Task instructions: Pictures in the data below are not part of the copy; transcribe everything else exactly.

········

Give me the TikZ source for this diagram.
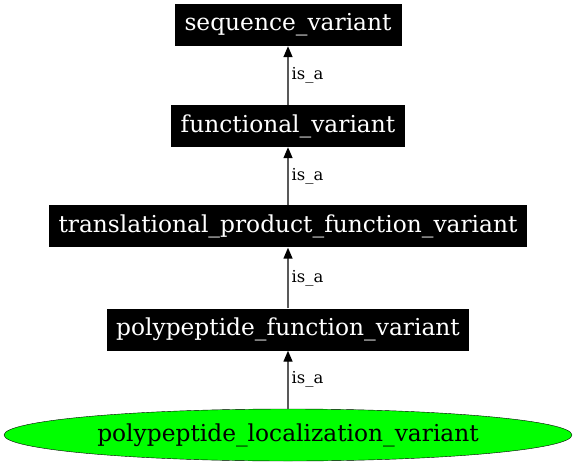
\documentclass[tikz,border=0pt]{standalone}
\usepackage{fontspec}
\setmainfont{DejaVu Serif}
\usetikzlibrary{shapes.geometric, arrows.meta}

\tikzset{
  term/.style={fill=black, text=white, inner sep=0pt, minimum height=42bp,
    font=\fontsize{23.4}{27}\selectfont},
  leaf/.style={ellipse, draw=black, fill=green, inner sep=0pt, minimum height=52bp,
    font=\fontsize{23.4}{27}\selectfont},
  isa/.style={draw=black!65, line width=1.4bp,
    -{Triangle[length=11bp, width=9bp, color=black]}},
  lbl/.style={right, inner sep=3bp, font=\fontsize{16.5}{19}\selectfont},
}

\begin{document}
\begin{tikzpicture}[x=1bp, y=-1bp]
  \useasboundingbox (0, 0) rectangle (576, 463);

  % Terms
  \node[term, minimum width=227bp] (seq) at (288, 25) {sequence\_variant};
  \node[term, minimum width=234bp] (func) at (288, 126) {functional\_variant};
  \node[term, minimum width=477bp] (trans) at (288, 226.5) {translational\_product\_function\_variant};
  \node[term, minimum width=362bp] (poly) at (288, 329.5) {polypeptide\_function\_variant};
  \node[leaf, minimum width=568bp] (loc) at (288, 435) {polypeptide\_localization\_variant};

  % is_a edges
  \draw[isa] (loc) -- node[lbl] {is\_a} (poly);
  \draw[isa] (poly) -- node[lbl] {is\_a} (trans);
  \draw[isa] (trans) -- node[lbl] {is\_a} (func);
  \draw[isa] (func) -- node[lbl] {is\_a} (seq);
\end{tikzpicture}
\end{document}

········

Solution to the problem:
Give me the TikZ source for this diagram.
\documentclass[tikz,border=0pt]{standalone}
\usepackage{fontspec}
\setmainfont{DejaVu Serif}
\usetikzlibrary{shapes.geometric, arrows.meta}

\tikzset{
  term/.style={fill=black, text=white, inner sep=0pt, minimum height=42bp,
    font=\fontsize{23.4}{27}\selectfont},
  leaf/.style={ellipse, draw=black, fill=green, inner sep=0pt, minimum height=52bp,
    font=\fontsize{23.4}{27}\selectfont},
  isa/.style={draw=black!65, line width=1.4bp,
    -{Triangle[length=11bp, width=9bp, color=black]}},
  lbl/.style={right, inner sep=3bp, font=\fontsize{16.5}{19}\selectfont},
}

\begin{document}
\begin{tikzpicture}[x=1bp, y=-1bp]
  \useasboundingbox (0, 0) rectangle (576, 463);

  % Terms
  \node[term, minimum width=227bp] (seq) at (288, 25) {sequence\_variant};
  \node[term, minimum width=234bp] (func) at (288, 126) {functional\_variant};
  \node[term, minimum width=477bp] (trans) at (288, 226.5) {translational\_product\_function\_variant};
  \node[term, minimum width=362bp] (poly) at (288, 329.5) {polypeptide\_function\_variant};
  \node[leaf, minimum width=568bp] (loc) at (288, 435) {polypeptide\_localization\_variant};

  % is_a edges
  \draw[isa] (loc) -- node[lbl] {is\_a} (poly);
  \draw[isa] (poly) -- node[lbl] {is\_a} (trans);
  \draw[isa] (trans) -- node[lbl] {is\_a} (func);
  \draw[isa] (func) -- node[lbl] {is\_a} (seq);
\end{tikzpicture}
\end{document}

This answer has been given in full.